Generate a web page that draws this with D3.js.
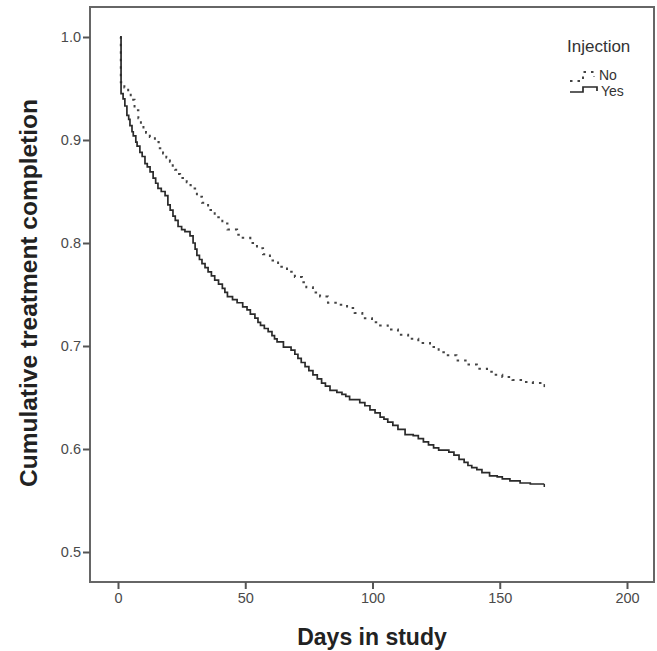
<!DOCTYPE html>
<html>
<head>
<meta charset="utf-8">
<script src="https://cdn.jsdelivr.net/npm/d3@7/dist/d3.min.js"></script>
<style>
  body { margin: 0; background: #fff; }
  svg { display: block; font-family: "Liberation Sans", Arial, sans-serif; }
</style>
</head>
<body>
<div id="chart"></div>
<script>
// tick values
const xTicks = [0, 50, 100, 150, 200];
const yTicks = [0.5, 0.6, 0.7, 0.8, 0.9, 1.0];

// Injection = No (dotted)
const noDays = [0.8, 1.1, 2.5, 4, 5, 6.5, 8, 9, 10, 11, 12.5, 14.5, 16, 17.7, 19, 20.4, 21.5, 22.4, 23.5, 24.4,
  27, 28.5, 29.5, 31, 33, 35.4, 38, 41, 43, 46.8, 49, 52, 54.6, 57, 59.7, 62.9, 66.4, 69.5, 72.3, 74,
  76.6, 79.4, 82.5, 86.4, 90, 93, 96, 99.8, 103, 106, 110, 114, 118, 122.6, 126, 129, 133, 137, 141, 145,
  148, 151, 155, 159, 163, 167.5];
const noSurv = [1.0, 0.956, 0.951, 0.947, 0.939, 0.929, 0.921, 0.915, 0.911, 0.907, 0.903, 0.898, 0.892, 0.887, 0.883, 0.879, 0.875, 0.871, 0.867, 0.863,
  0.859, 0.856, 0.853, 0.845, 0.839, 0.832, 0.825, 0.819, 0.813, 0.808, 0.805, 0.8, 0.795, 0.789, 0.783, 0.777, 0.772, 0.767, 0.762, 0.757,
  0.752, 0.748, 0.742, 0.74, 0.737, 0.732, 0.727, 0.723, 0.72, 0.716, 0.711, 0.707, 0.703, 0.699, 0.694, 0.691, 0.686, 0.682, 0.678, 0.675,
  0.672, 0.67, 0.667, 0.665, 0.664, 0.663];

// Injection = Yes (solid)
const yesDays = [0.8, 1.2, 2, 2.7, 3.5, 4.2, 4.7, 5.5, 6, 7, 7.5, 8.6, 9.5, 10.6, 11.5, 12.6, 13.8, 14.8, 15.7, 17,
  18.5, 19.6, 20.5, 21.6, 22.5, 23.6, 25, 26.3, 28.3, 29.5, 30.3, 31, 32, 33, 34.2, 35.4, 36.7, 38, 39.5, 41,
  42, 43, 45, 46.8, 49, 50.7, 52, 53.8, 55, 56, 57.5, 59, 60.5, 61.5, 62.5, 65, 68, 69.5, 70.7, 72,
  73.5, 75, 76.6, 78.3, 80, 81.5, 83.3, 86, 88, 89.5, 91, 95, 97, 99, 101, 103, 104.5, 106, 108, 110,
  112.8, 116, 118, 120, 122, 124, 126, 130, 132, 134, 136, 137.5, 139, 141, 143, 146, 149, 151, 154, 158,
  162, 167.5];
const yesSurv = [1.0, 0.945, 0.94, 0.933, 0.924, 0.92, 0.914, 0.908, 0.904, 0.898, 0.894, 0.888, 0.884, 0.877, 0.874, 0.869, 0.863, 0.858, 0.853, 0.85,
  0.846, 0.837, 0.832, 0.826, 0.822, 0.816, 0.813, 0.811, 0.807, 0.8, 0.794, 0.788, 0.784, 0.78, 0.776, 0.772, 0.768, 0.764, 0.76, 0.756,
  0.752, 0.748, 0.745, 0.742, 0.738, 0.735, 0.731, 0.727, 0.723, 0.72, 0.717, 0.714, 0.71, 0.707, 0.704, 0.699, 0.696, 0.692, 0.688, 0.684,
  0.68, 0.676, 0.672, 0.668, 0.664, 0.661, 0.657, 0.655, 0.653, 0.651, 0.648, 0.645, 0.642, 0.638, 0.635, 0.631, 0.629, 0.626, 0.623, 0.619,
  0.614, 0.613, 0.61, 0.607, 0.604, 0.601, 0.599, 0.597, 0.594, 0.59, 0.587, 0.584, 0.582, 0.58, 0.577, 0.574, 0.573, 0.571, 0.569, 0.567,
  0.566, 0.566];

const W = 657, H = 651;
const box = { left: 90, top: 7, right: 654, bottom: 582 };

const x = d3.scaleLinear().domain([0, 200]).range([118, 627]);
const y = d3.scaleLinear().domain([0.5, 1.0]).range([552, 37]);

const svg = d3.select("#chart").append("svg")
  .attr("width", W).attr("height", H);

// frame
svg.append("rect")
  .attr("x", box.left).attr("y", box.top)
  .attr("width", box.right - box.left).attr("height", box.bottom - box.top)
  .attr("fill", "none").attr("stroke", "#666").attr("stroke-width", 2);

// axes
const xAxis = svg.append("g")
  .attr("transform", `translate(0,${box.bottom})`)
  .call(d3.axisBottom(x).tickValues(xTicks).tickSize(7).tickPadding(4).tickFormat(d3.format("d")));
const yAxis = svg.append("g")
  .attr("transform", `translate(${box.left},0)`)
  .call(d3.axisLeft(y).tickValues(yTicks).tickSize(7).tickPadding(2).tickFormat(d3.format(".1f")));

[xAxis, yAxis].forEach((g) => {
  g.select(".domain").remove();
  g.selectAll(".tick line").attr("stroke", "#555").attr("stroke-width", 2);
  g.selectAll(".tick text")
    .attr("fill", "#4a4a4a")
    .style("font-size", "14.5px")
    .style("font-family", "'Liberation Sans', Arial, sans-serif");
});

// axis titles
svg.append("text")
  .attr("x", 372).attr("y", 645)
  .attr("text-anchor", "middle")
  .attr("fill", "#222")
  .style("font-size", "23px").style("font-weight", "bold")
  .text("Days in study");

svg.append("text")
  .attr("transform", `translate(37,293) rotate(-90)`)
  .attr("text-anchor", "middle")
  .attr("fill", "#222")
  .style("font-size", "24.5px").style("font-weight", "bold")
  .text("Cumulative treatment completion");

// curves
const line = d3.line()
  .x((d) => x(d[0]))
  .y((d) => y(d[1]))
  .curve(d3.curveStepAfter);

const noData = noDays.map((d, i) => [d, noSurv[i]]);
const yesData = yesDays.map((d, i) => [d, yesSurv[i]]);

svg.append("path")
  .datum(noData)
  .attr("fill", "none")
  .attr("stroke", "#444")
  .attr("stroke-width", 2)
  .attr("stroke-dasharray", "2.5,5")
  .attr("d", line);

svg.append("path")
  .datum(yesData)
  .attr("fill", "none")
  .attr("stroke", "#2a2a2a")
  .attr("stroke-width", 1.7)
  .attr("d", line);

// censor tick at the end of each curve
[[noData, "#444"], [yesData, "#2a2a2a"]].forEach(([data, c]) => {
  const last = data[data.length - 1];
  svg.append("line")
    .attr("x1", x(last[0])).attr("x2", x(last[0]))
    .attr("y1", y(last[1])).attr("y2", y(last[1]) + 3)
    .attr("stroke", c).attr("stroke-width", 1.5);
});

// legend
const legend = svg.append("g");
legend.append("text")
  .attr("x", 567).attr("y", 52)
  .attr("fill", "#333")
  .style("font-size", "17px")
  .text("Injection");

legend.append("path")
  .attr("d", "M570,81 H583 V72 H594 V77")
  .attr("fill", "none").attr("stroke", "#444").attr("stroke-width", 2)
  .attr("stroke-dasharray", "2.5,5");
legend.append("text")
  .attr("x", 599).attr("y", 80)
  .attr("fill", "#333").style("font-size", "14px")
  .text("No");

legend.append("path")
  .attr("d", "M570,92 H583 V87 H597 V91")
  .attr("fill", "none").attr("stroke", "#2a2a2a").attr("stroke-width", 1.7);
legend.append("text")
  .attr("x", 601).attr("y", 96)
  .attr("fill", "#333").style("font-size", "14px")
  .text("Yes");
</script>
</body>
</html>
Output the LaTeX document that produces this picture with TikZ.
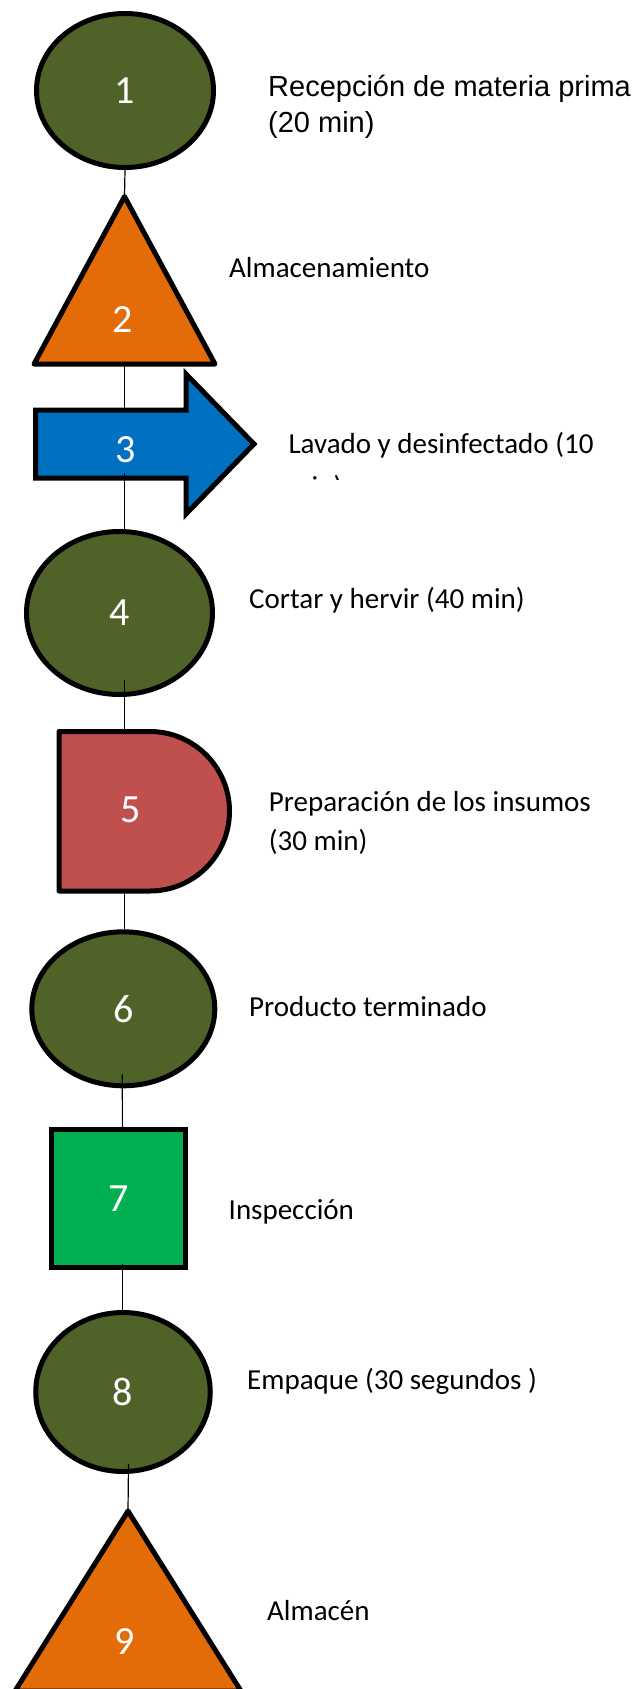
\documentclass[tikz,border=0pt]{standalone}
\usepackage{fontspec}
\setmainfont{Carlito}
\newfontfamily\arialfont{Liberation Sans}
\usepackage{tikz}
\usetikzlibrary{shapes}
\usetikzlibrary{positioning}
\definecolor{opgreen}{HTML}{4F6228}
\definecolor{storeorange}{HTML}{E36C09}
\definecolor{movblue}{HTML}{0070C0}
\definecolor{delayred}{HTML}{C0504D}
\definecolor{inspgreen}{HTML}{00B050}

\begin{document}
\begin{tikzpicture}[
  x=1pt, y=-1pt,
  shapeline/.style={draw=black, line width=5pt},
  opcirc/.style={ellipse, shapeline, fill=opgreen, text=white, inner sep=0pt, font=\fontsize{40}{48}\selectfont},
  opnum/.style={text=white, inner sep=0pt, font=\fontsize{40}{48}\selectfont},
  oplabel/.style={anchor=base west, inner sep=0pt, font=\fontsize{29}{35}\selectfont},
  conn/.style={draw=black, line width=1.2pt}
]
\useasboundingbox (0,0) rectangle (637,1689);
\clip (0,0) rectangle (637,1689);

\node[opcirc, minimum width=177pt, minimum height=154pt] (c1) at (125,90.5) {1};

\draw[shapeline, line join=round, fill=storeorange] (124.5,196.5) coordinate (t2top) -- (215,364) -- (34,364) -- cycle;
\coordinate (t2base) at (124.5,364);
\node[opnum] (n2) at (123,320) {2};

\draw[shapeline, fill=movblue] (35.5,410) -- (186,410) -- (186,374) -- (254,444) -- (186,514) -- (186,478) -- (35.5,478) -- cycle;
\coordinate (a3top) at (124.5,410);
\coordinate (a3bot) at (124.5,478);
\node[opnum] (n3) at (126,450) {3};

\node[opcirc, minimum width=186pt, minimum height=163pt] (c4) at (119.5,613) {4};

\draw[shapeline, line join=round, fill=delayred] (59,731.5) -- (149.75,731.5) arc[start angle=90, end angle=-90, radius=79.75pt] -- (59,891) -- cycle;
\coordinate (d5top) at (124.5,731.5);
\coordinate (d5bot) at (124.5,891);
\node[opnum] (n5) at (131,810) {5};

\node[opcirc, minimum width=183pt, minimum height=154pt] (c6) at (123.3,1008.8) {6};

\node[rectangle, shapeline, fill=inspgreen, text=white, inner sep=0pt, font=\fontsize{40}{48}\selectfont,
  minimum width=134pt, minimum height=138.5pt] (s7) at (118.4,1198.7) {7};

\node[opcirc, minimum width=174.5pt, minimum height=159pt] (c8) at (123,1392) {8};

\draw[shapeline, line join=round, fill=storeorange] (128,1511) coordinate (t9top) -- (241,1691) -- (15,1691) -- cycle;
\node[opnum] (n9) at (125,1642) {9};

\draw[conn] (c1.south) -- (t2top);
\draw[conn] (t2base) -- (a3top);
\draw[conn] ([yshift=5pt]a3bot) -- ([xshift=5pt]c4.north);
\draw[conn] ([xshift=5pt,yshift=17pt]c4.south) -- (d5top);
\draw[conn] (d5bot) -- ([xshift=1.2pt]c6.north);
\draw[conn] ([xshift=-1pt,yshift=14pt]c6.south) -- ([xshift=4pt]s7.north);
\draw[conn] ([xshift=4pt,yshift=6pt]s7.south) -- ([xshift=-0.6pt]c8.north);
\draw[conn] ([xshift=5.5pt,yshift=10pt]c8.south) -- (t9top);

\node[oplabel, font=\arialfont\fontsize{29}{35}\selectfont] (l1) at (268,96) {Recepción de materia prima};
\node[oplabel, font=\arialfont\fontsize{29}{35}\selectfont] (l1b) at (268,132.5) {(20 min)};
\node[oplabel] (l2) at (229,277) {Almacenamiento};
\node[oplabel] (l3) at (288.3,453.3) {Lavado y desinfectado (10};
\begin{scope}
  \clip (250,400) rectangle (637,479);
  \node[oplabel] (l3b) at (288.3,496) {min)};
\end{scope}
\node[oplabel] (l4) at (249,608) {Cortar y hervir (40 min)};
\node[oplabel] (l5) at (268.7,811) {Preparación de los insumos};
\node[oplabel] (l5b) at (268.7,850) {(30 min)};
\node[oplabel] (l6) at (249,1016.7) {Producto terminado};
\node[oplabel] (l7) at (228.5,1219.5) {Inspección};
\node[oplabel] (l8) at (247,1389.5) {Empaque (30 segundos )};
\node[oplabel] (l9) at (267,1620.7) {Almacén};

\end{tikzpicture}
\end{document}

--

— EXERCISE TASK —
Write out again, exactly, the lines from the start of the listing up to the line containing "0.672, 0.67, 0.667, 0.665, 0.664, 0.663];", with both ends and without pictures.

— SOLVED EXERCISE —
Generate a web page that draws this with D3.js.
<!DOCTYPE html>
<html>
<head>
<meta charset="utf-8">
<script src="https://cdn.jsdelivr.net/npm/d3@7/dist/d3.min.js"></script>
<style>
  body { margin: 0; background: #fff; }
  svg { display: block; font-family: "Liberation Sans", Arial, sans-serif; }
</style>
</head>
<body>
<div id="chart"></div>
<script>
// tick values
const xTicks = [0, 50, 100, 150, 200];
const yTicks = [0.5, 0.6, 0.7, 0.8, 0.9, 1.0];

// Injection = No (dotted)
const noDays = [0.8, 1.1, 2.5, 4, 5, 6.5, 8, 9, 10, 11, 12.5, 14.5, 16, 17.7, 19, 20.4, 21.5, 22.4, 23.5, 24.4,
  27, 28.5, 29.5, 31, 33, 35.4, 38, 41, 43, 46.8, 49, 52, 54.6, 57, 59.7, 62.9, 66.4, 69.5, 72.3, 74,
  76.6, 79.4, 82.5, 86.4, 90, 93, 96, 99.8, 103, 106, 110, 114, 118, 122.6, 126, 129, 133, 137, 141, 145,
  148, 151, 155, 159, 163, 167.5];
const noSurv = [1.0, 0.956, 0.951, 0.947, 0.939, 0.929, 0.921, 0.915, 0.911, 0.907, 0.903, 0.898, 0.892, 0.887, 0.883, 0.879, 0.875, 0.871, 0.867, 0.863,
  0.859, 0.856, 0.853, 0.845, 0.839, 0.832, 0.825, 0.819, 0.813, 0.808, 0.805, 0.8, 0.795, 0.789, 0.783, 0.777, 0.772, 0.767, 0.762, 0.757,
  0.752, 0.748, 0.742, 0.74, 0.737, 0.732, 0.727, 0.723, 0.72, 0.716, 0.711, 0.707, 0.703, 0.699, 0.694, 0.691, 0.686, 0.682, 0.678, 0.675,
  0.672, 0.67, 0.667, 0.665, 0.664, 0.663];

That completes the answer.